Com isso, cabe atualmente à crítica e à academia resgatar a obra de autores que são importantes não apenas por questões identitárias, mas pela excelência de sua produção. O caso do Caio é gritante. Ele, ao lado de Ana C., conseguiram cumprir com maestria e honestidade a difícil tarefa de captar o espírito de época do final dos 70 e início dos oitenta sem deixar de lado o trabalho com a linguagem. Seus textos traduzem a urgência de sua geração, com a capacidade de jogar com a língua (e trapaceá-la sempre que possível) que só os grandes escritores possuem. E a literatura de Caio Fernando, "dói vezenquando", ainda hoje. Quantos autores do mesmo período conseguem deixar o leitor tão perplexo quanto? Eu nem pensaria duas vezes em colocar seus contos como leitura obrigatória no Ensino Médio e no programa do vestibular.

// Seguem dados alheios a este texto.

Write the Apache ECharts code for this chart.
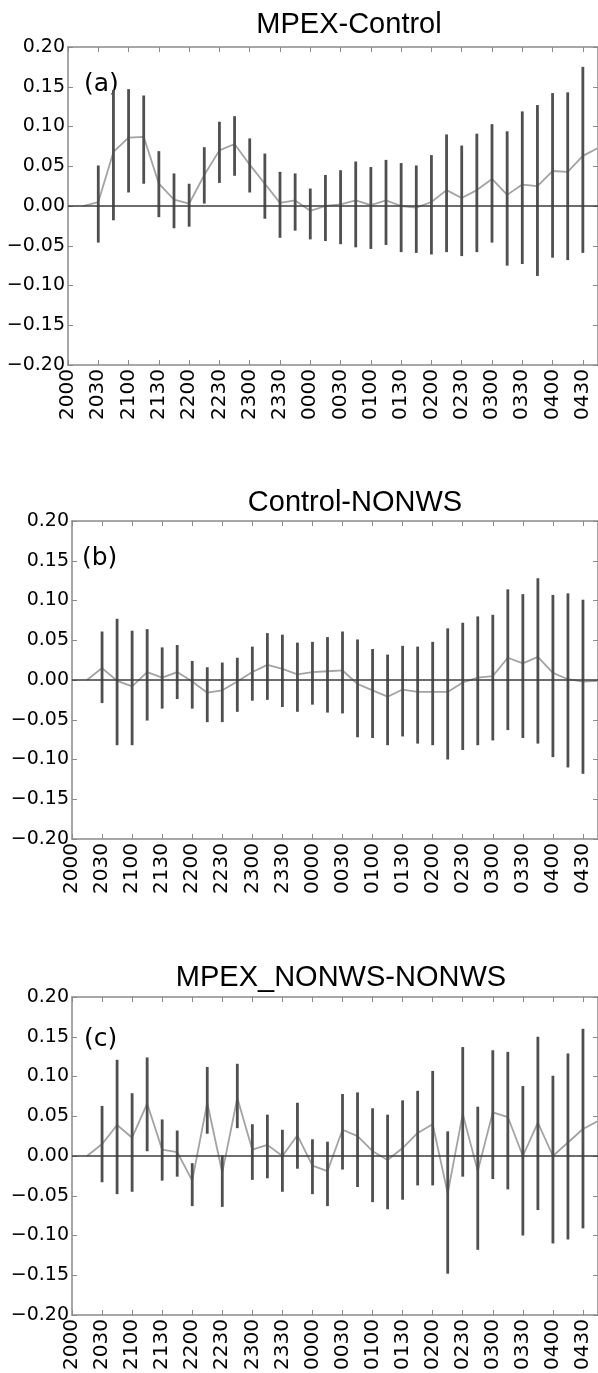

Bom, depois do Caio eu até fico quietinho e volto só semana que vem. Confesso que deixei de lado muita coisa importante desse período: não falei sequer de um cronista, acho que inclusive os gênero da crônica mereceria uma série de colunas mais aprofundadas (fica como uma promessa futura). Autores importantes que eu ainda não li, como Antônio Torres, Ana de Miranda, Milton Hatoum, Affonso Romano de Sant'Anna, Luiz Vilela, Autran Dourado, Antônio Callado também foram deixados de lado: afinal, não posso ficar falando do que ainda não conheço. Prometo que vou me tornar um leitor mais disciplinado e correr atrás de todos eles e, à medida em que for lendo seus livros, dedicar-lhes fartas colunas. Semana que vem volta nossa programação normal. Até lá.